Nicaragua Mission Trip 2016

Prior to my time at Iowa State I had never been on a mission trip or done anything even remotely close to it. Luckily, the Beta Sig culture along with other friends on campus put it on my radar. In May of 2016 I had the awesome opportunity to join a fellow Epsilon member on our fraternity’s national service trip to Nicaragua!
 
Traveling to Nicaragua grounded me so fast. It is a 3rd world country where there was no cell reception or internet to distract me, and where the people were genuinely approachable, kind, and generous even though many of the people we met had nothing more than the essentials needed to make it to the next day. I recall a group of volunteers walking into a local’s home (which wasn’t more than an old shack) and the oldest people of the home, who could barely even stand, offered their chairs to the volunteers and then offered to make them food, which they probably couldn’t afford to give. Their generosity and kindness was astonishing.
 
 
The goal of our volunteer group was to help bring clean drinking water to small villages and schools which would help prevent dysentery and other infections caused by the bacteria in bad water. It was definitely no cake walk, but the work was incredibly rewarding. We were encouraged to drink 6-10 liters of water a day to avoid dehydration while working, but no matter where you fell on the physical aptitude scale there was something for you to do. Tools for the week consisted of pick axes, shovels, and buckets. We had two main tasks; digging water lines and hauling a mixture of rock, dirt, and clay for the floor of a new elementary school.
 
The locals we were working with were beyond appreciative for the work our group completed. We had around 50 volunteers and completed what would have likely taken them a couple months or more. Unlike construction projects here in the States, projects in Nicaragua, even small ones, could last 4-6 years depending on how many volunteers participated.
 
The majority of the week was spent digging, but the group made time for two other very impactful experiences.
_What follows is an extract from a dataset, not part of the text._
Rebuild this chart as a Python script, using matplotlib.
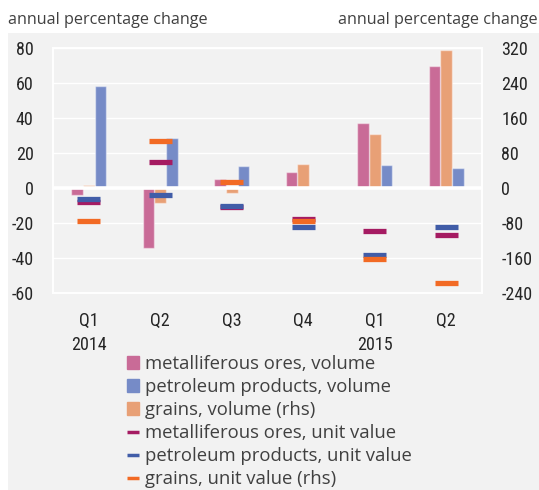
import matplotlib
matplotlib.use("Agg")
import matplotlib.pyplot as plt
from matplotlib.patches import Patch, Rectangle
from matplotlib.lines import Line2D
from matplotlib import font_manager as fm
import numpy as np

# ---- data ----
quarters = ["Q1", "Q2", "Q3", "Q4", "Q1", "Q2"]
years = ["2014", "", "", "", "2015", ""]
metal_vol = [-4, -34.5, 5, 9, 37, 69.5]          # lhs
petrol_vol = [58, 28.5, 12.5, 0, 13.2, 11.3]      # lhs
grains_vol = [6, -36, -12, 53.5, 122, 314]        # rhs
metal_uv = [-8.3, 14.4, -11, -18, -24.5, -27.3]   # lhs
petrol_uv = [-6.7, -3.9, -10.2, -22.7, -38.2, -22.7]  # lhs
grains_uv = [-77, 106, 12, -77, -162, -217]       # rhs

labels = ["metalliferous ores, volume", "petroleum products, volume",
          "grains, volume (rhs)", "metalliferous ores, unit value",
          "petroleum products, unit value", "grains, unit value (rhs)"]

c_metal_bar = "#C96B97"
c_petrol_bar = "#768BC7"
c_grain_bar = "#E8A076"
c_metal_dash = "#A51B62"
c_petrol_dash = "#415DA8"
c_grain_dash = "#F26A24"
bg = "#F2F2F2"
tick_col = "#262626"
txt_col = "#404040"

installed = {f.name for f in fm.fontManager.ttflist}
narrow_candidates = ["Liberation Sans Narrow", "DejaVu Sans Condensed",
                     "Roboto Condensed", "Open Sans Condensed", "Roboto"]
narrow = [n for n in narrow_candidates if n in installed] + ["DejaVu Sans"]
narrow_name = narrow[0]
tick_size = 13 if narrow_name in ("Liberation Sans Narrow", "Roboto Condensed",
                                  "Open Sans Condensed") else 12.6
regular = ["Open Sans", "DejaVu Sans"]

fig = plt.figure(figsize=(5.39, 4.90), dpi=100)
fig.patch.set_facecolor("white")
fig.patches.append(Rectangle((8 / 539, 0), 1, (490 - 33) / 490,
                             transform=fig.transFigure, facecolor=bg,
                             edgecolor="none", zorder=-10))

ax2 = fig.add_axes([53 / 539, 1 - 292.7 / 490, (482 - 53) / 539, (292.7 - 47.7) / 490])
ax = ax2.twinx()
ax.set_position(ax2.get_position())
ax.set_zorder(ax2.get_zorder() + 1)
ax.patch.set_visible(False)
ax2.set_facecolor(bg)

x = np.arange(len(quarters))
w = 0.165

ax.yaxis.tick_left()
ax2.yaxis.tick_right()

ax.set_ylim(-60, 80)
ax2.set_ylim(-240, 320)
ax.set_xlim(-0.5, 5.5)
ax2.set_xlim(-0.5, 5.5)
ax.set_yticks(np.arange(-60, 81, 20))
ax2.set_yticks(np.arange(-240, 321, 80))

ax2.grid(axis="y", color="white", linewidth=1.0, zorder=0)
ax2.set_axisbelow(True)

edge = (1, 1, 1, 0.45)
ax2.bar(x, grains_vol, w, color=c_grain_bar, edgecolor=edge, linewidth=1, zorder=2)
ax.bar(x - w, metal_vol, w, color=c_metal_bar, edgecolor=edge, linewidth=1, zorder=2)
ax.bar(x + w, petrol_vol, w, color=c_petrol_bar, edgecolor=edge, linewidth=1, zorder=2)

ax.axhline(0, color="white", linewidth=2.6, zorder=3)

hw = 0.16
ax.hlines(metal_uv, x - hw, x + hw, color=c_metal_dash, linewidth=3.8,
          capstyle="butt", zorder=4)
ax.hlines(petrol_uv, x - hw, x + hw, color=c_petrol_dash, linewidth=3.8,
          capstyle="butt", zorder=5)
ax.hlines(grains_uv, x - hw, x + hw, color=c_grain_dash, linewidth=3.8,
          capstyle="butt", zorder=6, transform=ax2.transData)

for a in (ax, ax2):
    for s in a.spines.values():
        s.set_color("white")
        s.set_linewidth(1.3)
    a.tick_params(length=0)

ax2.set_xticks(x)
ax2.set_xticklabels([q + ("\n" + y if y else "") for q, y in zip(quarters, years)],
                    fontfamily=narrow, fontsize=tick_size, color=tick_col, linespacing=1.4,
                    va="top")
ax2.tick_params(axis="x", pad=14)
ax.tick_params(axis="x", labelbottom=False)
ax.tick_params(axis="y", pad=14)
ax2.tick_params(axis="y", pad=14)
ax.set_yticklabels([str(v) for v in range(-60, 81, 20)])
ax2.set_yticklabels([str(v) for v in range(-240, 321, 80)])
for t in ax.get_yticklabels() + ax2.get_yticklabels():
    t.set_fontfamily(narrow); t.set_fontsize(tick_size); t.set_color(tick_col)

fig.text(8 / 539, 1 - 20 / 490, "annual percentage change", fontfamily=regular,
         fontsize=11.6, color=txt_col, ha="left", va="center")
fig.text(538 / 539, 1 - 20 / 490, "annual percentage change", fontfamily=regular,
         fontsize=11.6, color=txt_col, ha="right", va="center")

handles = [Patch(color=c_metal_bar), Patch(color=c_petrol_bar), Patch(color=c_grain_bar),
           Line2D([], [], color=c_metal_dash, lw=2.5, solid_capstyle="butt"),
           Line2D([], [], color=c_petrol_dash, lw=2.5, solid_capstyle="butt"),
           Line2D([], [], color=c_grain_dash, lw=2.5, solid_capstyle="butt")]
leg = fig.legend(handles, labels, loc="upper left", bbox_to_anchor=(127 / 539, 1 - 355 / 490),
                 frameon=False, borderpad=0, borderaxespad=0,
                 prop={"family": regular, "size": 13.3},
                 handlelength=0.65, handleheight=0.65, handletextpad=0.3,
                 labelspacing=0.27)
for t in leg.get_texts():
    t.set_color(txt_col)

fig.savefig("out.png", dpi=100, facecolor=fig.get_facecolor())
The first was climbing to the peak of Cerro Negro, one of the active Nicaraguan volcanoes. The “hike” was intended to bring the volunteers together as a team and prepare us for a week of working together. As you might imagine it was a grueling trek. The incline up the side had to be close to 45 degree, which wouldn’t have been that bad if it wasn’t for the fact that every step you took forward you slid a foot back in the loose, hardened lava. Not only that, you couldn’t really rest on the way up because if you tried to sit down you would likely start sliding back down the face. Overall it was an awesome hike and a great start to the week.
 
The second experience was a visit to a local orphanage, which was like nothing I had ever experienced before. Due to poverty and a lack of medical assistance children who had diseases, were malnourished, or had other birth defects were often completely abandoned by their families at a young age. Most of the children at the orphanage we visited were not able to communicate at all, but we were able to provide a human presence and touch for the time we were there.
 
I knew serving others is what God calls us to do as Christians, but I quickly realized it not only benefits those we are serving, but it also makes a lasting and profound impact in our own lives. I have realized there are so many people in this world who are less fortunate than myself and all that I have been blessed with in my life has put me in a great position to serve others in need.